The script is structured as a Promise chain, allowing us to string together several asynchronous operations. In this first step we use the csv-headers module to read the first line of the CSV. The script relies on there being a header line in the CSV naming each column.

Another thing is the CSV headers are returned as part of an object. In the subsequent steps we'll call that object "context" and we'll add other data as we go.

.then(context => {
    return new Promise((resolve, reject) => {
        context.db = mysql.createConnection({
            host     : '127.0.0.1',
            user     : 'user-name',
            password : 'pass-word',
            database : dbnm
        });
        context.db.connect((err) => {
            if (err) {
                console.error('error connecting: ' + err.stack);
                reject(err);
            } else {
                resolve(context);
            }
        });
    })
})
.then(context => {
    return new Promise((resolve, reject) => {
        context.db.query(`DROP TABLE IF EXISTS ${tblnm}`,
        [ ],
        err => {
            if (err) reject(err);
            else resolve(context);
        })
    });
})

In this step we connect to the MySQL database.
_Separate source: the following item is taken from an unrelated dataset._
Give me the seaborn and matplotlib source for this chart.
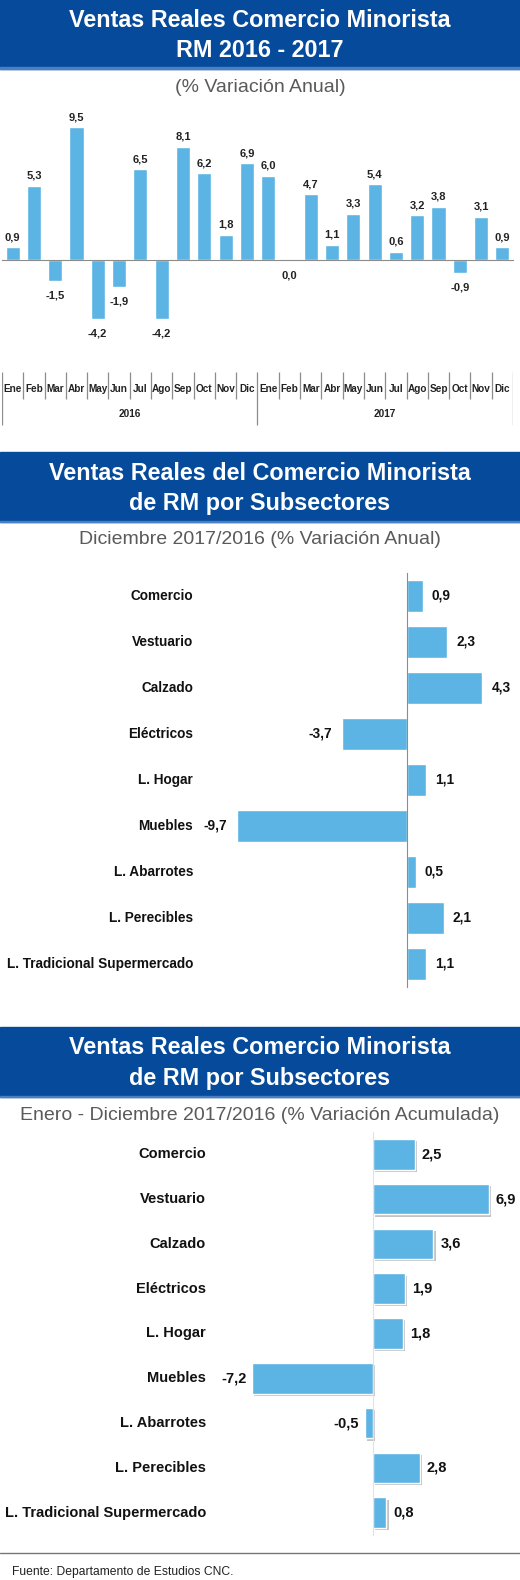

And, we delete the table if it exists. The database connection is stored as context.db

.then(context => {
    return new Promise((resolve, reject) => {
        var fields = '';
        var fieldnms = '';
        var qs = '';
        context.headers.forEach(hdr => {
            hdr = hdr.replace(' ', '_');
            if (fields !== '') fields += ',';
            if (fieldnms !== '') fieldnms += ','
            if (qs !== '') qs += ',';
            fields += ` ${hdr} TEXT`;
            fieldnms += ` ${hdr}`;
            qs += ' ?';
        });
        context.qs = qs;
        context.fieldnms = fieldnms;
        // console.log(`about to create CREATE TABLE IF NOT EXISTS ${tblnm} ( ${fields} )`);
        context.db.query(`CREATE TABLE IF NOT EXISTS ${tblnm} ( ${fields} )`,
        [ ],
        err => {
            if (err) reject(err);
            else resolve(context);
        })
    });
})

In this step we process the CSV headers and construct a CREATE TABLE command. The field type assigned is TEXT. If a particular column name has spaces in it, the space character is translated to '_' so it works as a MySQL column name.

As we go, a couple other arrays are created which are useful in later steps.

.then(context => {
    return new Promise((resolve, reject) => {
        fs.createReadStream(csvfn).pipe(parse({
            delimiter: ',',
            columns: true,
            relax_column_count: true
        }, (err, data) => {
            if (err) return reject(err);
            async.eachSeries(data, (datum, next) => {
                // console.log(`about to run INSERT INTO ${tblnm} ( ${context.fieldnms} ) VALUES ( ${context.qs} )`);
                var d = [];
                try {
                    context.headers.forEach(hdr => {
                        d.push(datum[hdr]);
                    });
                } catch (e) {
                    console.error(e.stack);
                }
                // console.log(`${d.length}: ${util.inspect(d)}`);
                if (d.length > 0) {
                    context.db.query(`INSERT INTO ${tblnm} ( ${context.fieldnms} ) VALUES ( ${context.qs} )`, d,
                    err => {
                        if (err) { console.error(err); next(err); }
                        else setTimeout(() => { next(); });
                    });
                } else { console.log(`empty row ${util.inspect(datum)} ${util.inspect(d)}`); next(); }
            },
            err => {
                if (err) reject(err);
                else resolve(context);
            });
        }));
    });
})
.then(context => { context.db.end(); })
.catch(err => { console.error(err.stack); });

Now we use the csv-parse module to read the CSV and then do MySQL commands to add each row to the database. This will read the entire CSV into memory before getting to the stage of adding rows to the database.

On each row, we construct an Array containing the value for each column, because that's what is required by MySQL's query function. The field names and ?'s required for the INSERT INTO command were constructed in the previous step. In this step we simply have to ensure creating the value array in the same order and number of entries.

What that means is - with INSERT INTO we list field names for which to insert values, and we give a matching list of ?'s as place-holders for the inserted values. Then we need a matching array of values to insert. That's how the MySQL query function works, and plenty of other SQL database drivers work the same way. That means the CSV must have the same number of columns on each row.